An opposing petition on the environmental activist network 38 Degrees, asking the BBC not to sack Packham, and started three years ago, is slightly ahead on numbers. It claimed to achieved its 100,000 a few minutes ahead of the first petition. The petition asking the BBC not to sack Chris Packham set up in the aftermath of the Change.org petition struggled to top 3,000 signatures in the same time.
Started by a shooter called Andrew Hayes after Packham forced English Nature to revoke the general licences, the legal fudge that allows the pest control of birds, the ‘sack Packham’ petition says:
‘As an employee of the BBC, Chris Packham should remain impartial and keep his views and beliefs to himself however, he is the face of many anti hunting campaigns and uses his celeb status as a platform to push his anti hunting agenda, he has made his goal to ban all kinds of hunting, and country sports and pursuits and I feel he is no longer fit to work for the BBC.’

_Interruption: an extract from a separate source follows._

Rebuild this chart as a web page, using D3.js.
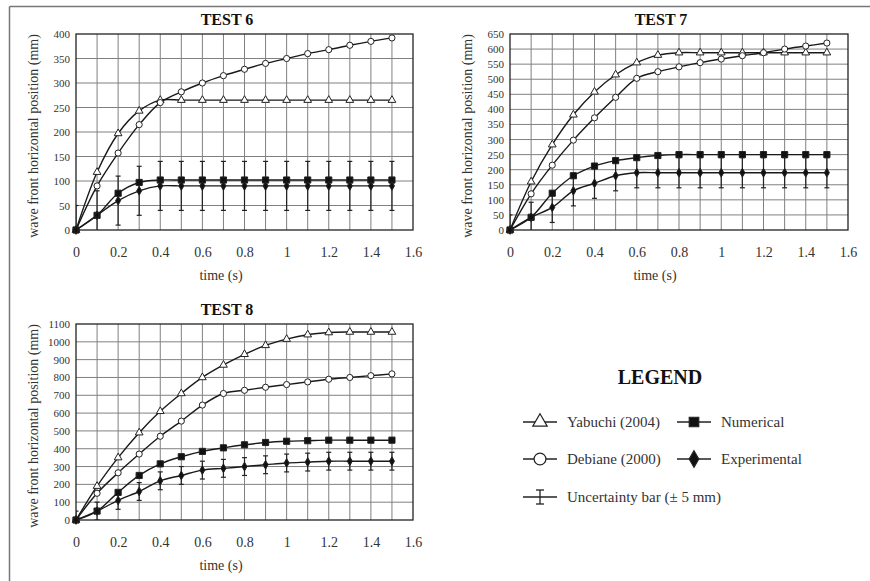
<!DOCTYPE html>
<html>
<head>
<meta charset="utf-8">
<script src="https://cdn.jsdelivr.net/npm/d3@7"></script>
<style>
  body { margin: 0; background: #fff; }
  svg { display: block; font-family: "Liberation Serif", "Times New Roman", serif; }
  svg text { font-family: "Liberation Serif", "Times New Roman", serif; }
</style>
</head>
<body>
<script>
// temps (s)
const times = [0, 0.1, 0.2, 0.3, 0.4, 0.5, 0.6, 0.7, 0.8, 0.9, 1.0, 1.1, 1.2, 1.3, 1.4, 1.5];

// TEST 6
const t6Yabuchi = [0, 118, 197, 243, 265, 265, 265, 265, 265, 265, 265, 265, 265, 265, 265, 265];
const t6Debiane = [0, 90, 157, 215, 260, 282, 300, 315, 328, 340, 350, 360, 368, 377, 385, 392];
const t6Numerical = [0, 30, 75, 97, 102, 102, 102, 102, 102, 102, 102, 102, 102, 102, 102, 102];
const t6Experimental = [0, 30, 60, 80, 90, 90, 90, 90, 90, 90, 90, 90, 90, 90, 90, 90];

// TEST 7
const t7Yabuchi = [0, 160, 283, 382, 458, 515, 555, 580, 588, 588, 588, 588, 588, 588, 588, 588];
const t7Debiane = [0, 120, 215, 298, 372, 440, 503, 525, 541, 555, 567, 578, 588, 600, 610, 620];
const t7Numerical = [0, 42, 122, 180, 212, 230, 240, 247, 250, 250, 250, 250, 250, 250, 250, 250];
const t7Experimental = [0, 42, 75, 130, 155, 180, 190, 190, 190, 190, 190, 190, 190, 190, 190, 190];

// TEST 8
const t8Yabuchi = [0, 190, 350, 490, 610, 710, 800, 870, 930, 980, 1015, 1040, 1052, 1055, 1055, 1055];
const t8Debiane = [0, 150, 265, 370, 470, 555, 645, 710, 728, 745, 760, 775, 790, 800, 810, 820];
const t8Numerical = [0, 50, 155, 250, 315, 355, 385, 405, 422, 435, 442, 445, 448, 448, 448, 448];
const t8Experimental = [0, 50, 110, 160, 220, 250, 280, 290, 300, 310, 320, 325, 330, 330, 330, 330];

// demi-largeur des barres d'incertitude (en mm sur l'axe)
const errorHalf = 50;

const xTicks = [0, 0.2, 0.4, 0.6, 0.8, 1, 1.2, 1.4, 1.6];
const legendLabels = ["Yabuchi (2004)", "Numerical", "Debiane (2000)", "Experimental", "Uncertainty bar (\u00b1 5 mm)"];

const width = 870, height = 581;
const serif = "Liberation Serif, Times New Roman, serif";

const svg = d3.select("body").append("svg")
  .attr("width", width)
  .attr("height", height);

// cadre gris de l'image
svg.append("line").attr("x1", 9.5).attr("x2", width).attr("y1", 6.5).attr("y2", 6.5)
  .attr("stroke", "#777").attr("stroke-width", 1.5);
svg.append("line").attr("x1", 9.5).attr("x2", 9.5).attr("y1", 6.5).attr("y2", height)
  .attr("stroke", "#777").attr("stroke-width", 1.5);

const panels = [
  { id: "p6", title: "TEST 6", left: 76, top: 34, w: 337, h: 196, ymax: 400, ystep: 50,
    series: [t6Yabuchi, t6Debiane, t6Numerical, t6Experimental] },
  { id: "p7", title: "TEST 7", left: 510, top: 34, w: 338, h: 196, ymax: 650, ystep: 50,
    series: [t7Yabuchi, t7Debiane, t7Numerical, t7Experimental] },
  { id: "p8", title: "TEST 8", left: 76, top: 324, w: 337, h: 196, ymax: 1100, ystep: 100,
    series: [t8Yabuchi, t8Debiane, t8Numerical, t8Experimental] }
];

const symbolTypes = [d3.symbolTriangle, d3.symbolCircle, d3.symbolSquare, d3.symbolDiamond];
const symbolSizes = [26, 30, 38, 22];
const symbolFills = ["#fff", "#fff", "#111", "#111"];

panels.forEach(function(p) {
  const x = d3.scaleLinear().domain([0, 1.6]).range([p.left, p.left + p.w]);
  const y = d3.scaleLinear().domain([0, p.ymax]).range([p.top + p.h, p.top]);

  const g = svg.append("g");

  g.append("clipPath").attr("id", "clip-" + p.id)
    .append("rect")
    .attr("x", p.left).attr("y", p.top).attr("width", p.w).attr("height", p.h);

  // grille
  const xGrid = d3.range(1, 16).map(i => i / 10);
  g.selectAll(".vgrid").data(xGrid).enter().append("line")
    .attr("x1", d => x(d)).attr("x2", d => x(d))
    .attr("y1", p.top).attr("y2", p.top + p.h)
    .attr("stroke", "#808080").attr("stroke-width", 1);

  const yGrid = d3.range(p.ystep, p.ymax, p.ystep);
  g.selectAll(".hgrid").data(yGrid).enter().append("line")
    .attr("x1", p.left).attr("x2", p.left + p.w)
    .attr("y1", d => y(d)).attr("y2", d => y(d))
    .attr("stroke", "#808080").attr("stroke-width", 1);

  g.append("rect")
    .attr("x", p.left).attr("y", p.top).attr("width", p.w).attr("height", p.h)
    .attr("fill", "none").attr("stroke", "#222").attr("stroke-width", 1.3);

  // axes
  const xAxis = d3.axisBottom(x).tickValues(xTicks).tickSize(0).tickPadding(17)
    .tickFormat(d => String(+d.toFixed(1)));
  g.append("g").attr("transform", "translate(0," + (p.top + p.h) + ")")
    .call(xAxis)
    .call(a => a.select(".domain").remove())
    .selectAll("text").attr("font-size", 14).attr("fill", "#333")
    .attr("font-family", serif);

  const yAxis = d3.axisLeft(y).tickValues(d3.range(0, p.ymax + 1, p.ystep)).tickSize(0).tickPadding(6)
    .tickFormat(d3.format("d"));
  g.append("g").attr("transform", "translate(" + p.left + ",0)")
    .call(yAxis)
    .call(a => a.select(".domain").remove())
    .selectAll("text").attr("font-size", 11).attr("fill", "#333")
    .attr("font-family", serif);

  // titres
  g.append("text")
    .attr("x", p.left + 151).attr("y", p.top - 9)
    .attr("text-anchor", "middle").attr("font-weight", "bold").attr("font-size", 16)
    .attr("font-family", serif)
    .attr("fill", "#111").text(p.title);

  g.append("text")
    .attr("x", p.left + 145).attr("y", p.top + p.h + 50)
    .attr("text-anchor", "middle").attr("font-size", 14).attr("fill", "#333")
    .attr("font-family", serif)
    .text("time (s)");

  g.append("text")
    .attr("transform", "translate(" + (p.left - 38) + "," + (p.top + p.h / 2 + 4) + ") rotate(-90)")
    .attr("text-anchor", "middle").attr("font-size", 14).attr("fill", "#333")
    .attr("font-family", serif)
    .text("wave front horizontal position (mm)");

  const plot = g.append("g").attr("clip-path", "url(#clip-" + p.id + ")");

  // barres d'incertitude sur la série expérimentale
  const exp = p.series[3];
  const bars = plot.selectAll(".err").data(times).enter().append("g");
  bars.append("line")
    .attr("x1", (d) => x(d)).attr("x2", (d) => x(d))
    .attr("y1", (d, i) => y(exp[i] - errorHalf)).attr("y2", (d, i) => y(exp[i] + errorHalf))
    .attr("stroke", "#222").attr("stroke-width", 1.2);
  [-1, 1].forEach(function(s) {
    bars.append("line")
      .attr("x1", d => x(d) - 2.5).attr("x2", d => x(d) + 2.5)
      .attr("y1", (d, i) => y(exp[i] + s * errorHalf)).attr("y2", (d, i) => y(exp[i] + s * errorHalf))
      .attr("stroke", "#222").attr("stroke-width", 1.2);
  });

  const line = d3.line()
    .x((d, i) => x(times[i]))
    .y(d => y(d))
    .curve(d3.curveCatmullRom.alpha(0.5));

  p.series.forEach(function(s, k) {
    plot.append("path")
      .attr("d", line(s))
      .attr("fill", "none")
      .attr("stroke", "#1a1a1a")
      .attr("stroke-width", 1.4);
  });

  p.series.forEach(function(s, k) {
    g.selectAll(".m" + k).data(s).enter().append("path")
      .attr("transform", (d, i) => "translate(" + x(times[i]) + "," + y(d) + ")")
      .attr("d", d3.symbol().type(symbolTypes[k]).size(symbolSizes[k]))
      .attr("fill", symbolFills[k])
      .attr("stroke", "#222").attr("stroke-width", 1);
  });
});

// légende
const leg = svg.append("g");
leg.append("text")
  .attr("x", 660).attr("y", 384)
  .attr("text-anchor", "middle").attr("font-weight", "bold").attr("font-size", 20)
  .attr("font-family", serif)
  .attr("fill", "#111").text("LEGEND");

const legItems = [
  { label: legendLabels[0], cx: 540, cy: 422, type: d3.symbolTriangle, size: 90, fill: "#fff" },
  { label: legendLabels[1], cx: 694, cy: 422, type: d3.symbolSquare, size: 90, fill: "#111" },
  { label: legendLabels[2], cx: 540, cy: 459, type: d3.symbolCircle, size: 110, fill: "#fff" },
  { label: legendLabels[3], cx: 694, cy: 459, type: d3.symbolDiamond, size: 80, fill: "#111" },
  { label: legendLabels[4], cx: 540, cy: 497, type: null }
];

legItems.forEach(function(it) {
  leg.append("line")
    .attr("x1", it.cx - 17).attr("x2", it.cx + 17)
    .attr("y1", it.cy).attr("y2", it.cy)
    .attr("stroke", "#222").attr("stroke-width", 1.3);
  if (it.type) {
    leg.append("path")
      .attr("transform", "translate(" + it.cx + "," + it.cy + ")")
      .attr("d", d3.symbol().type(it.type).size(it.size))
      .attr("fill", it.fill).attr("stroke", "#222").attr("stroke-width", 1.2);
  } else {
    leg.append("line")
      .attr("x1", it.cx).attr("x2", it.cx).attr("y1", it.cy - 7).attr("y2", it.cy + 7)
      .attr("stroke", "#222").attr("stroke-width", 1.3);
    [-7, 7].forEach(function(o) {
      leg.append("line")
        .attr("x1", it.cx - 4).attr("x2", it.cx + 4).attr("y1", it.cy + o).attr("y2", it.cy + o)
        .attr("stroke", "#222").attr("stroke-width", 1.3);
    });
  }
  leg.append("text")
    .attr("x", it.cx + 27).attr("y", it.cy + 5)
    .attr("font-size", 15).attr("fill", "#333")
    .attr("font-family", serif)
    .text(it.label);
});
</script>
</body>
</html>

Packham campaigning against grouse-shooting
Neither 38 Degrees nor Change.org have legal clout. A petition that achieves 100,000 signatures on the Government’s petition website Petition.gov.uk has to be debated at Westminster. Other recent petitions on Change.org to pass 100,000 signatures include one trying to prevent the extradition of Wikileaks founder Julian Assange and another, a promotion by clothing company The North Face, to make ‘Earth Day’ on 22 April an officially recognised holiday.
The Countryside Alliance has been asking the BBC to sack Packham since 2015. CA chief executive Tim Bonner writes: ‘The campaigning of Chris Packham has long been a thorn in the side of BBC impartiality, as was acknowledged in the 2016 BBC Trust report. That report affirmed that Mr Packham must cease his campaigning two weeks before the commencement of any of the BBC Watches, and must then “desist from any public comment on potentially controversial subjects” until one week after the programmes are over.’
Tim Bonner: Packham is a ‘thorn in the side of BBC impartiality’
Shooter and farmer outrage at Packham’s actions and DEFRA secretary Michael Gove’s response is unprecedented in recent years. The shock ban on pest control comes at the worst time of year for farmers, with crops trying to grow and being devastated by birds, and crows pecking out the eyes of lambs.
A closed group on Facebook discussing a pro-countryside and shooting rally in London hit 25,000 members in 48 hours.
Disappointingly for country people, a poll on the Farmer’s Weekly website shows 70% calling for Packham to keep his job versus 30% for him to be sacked.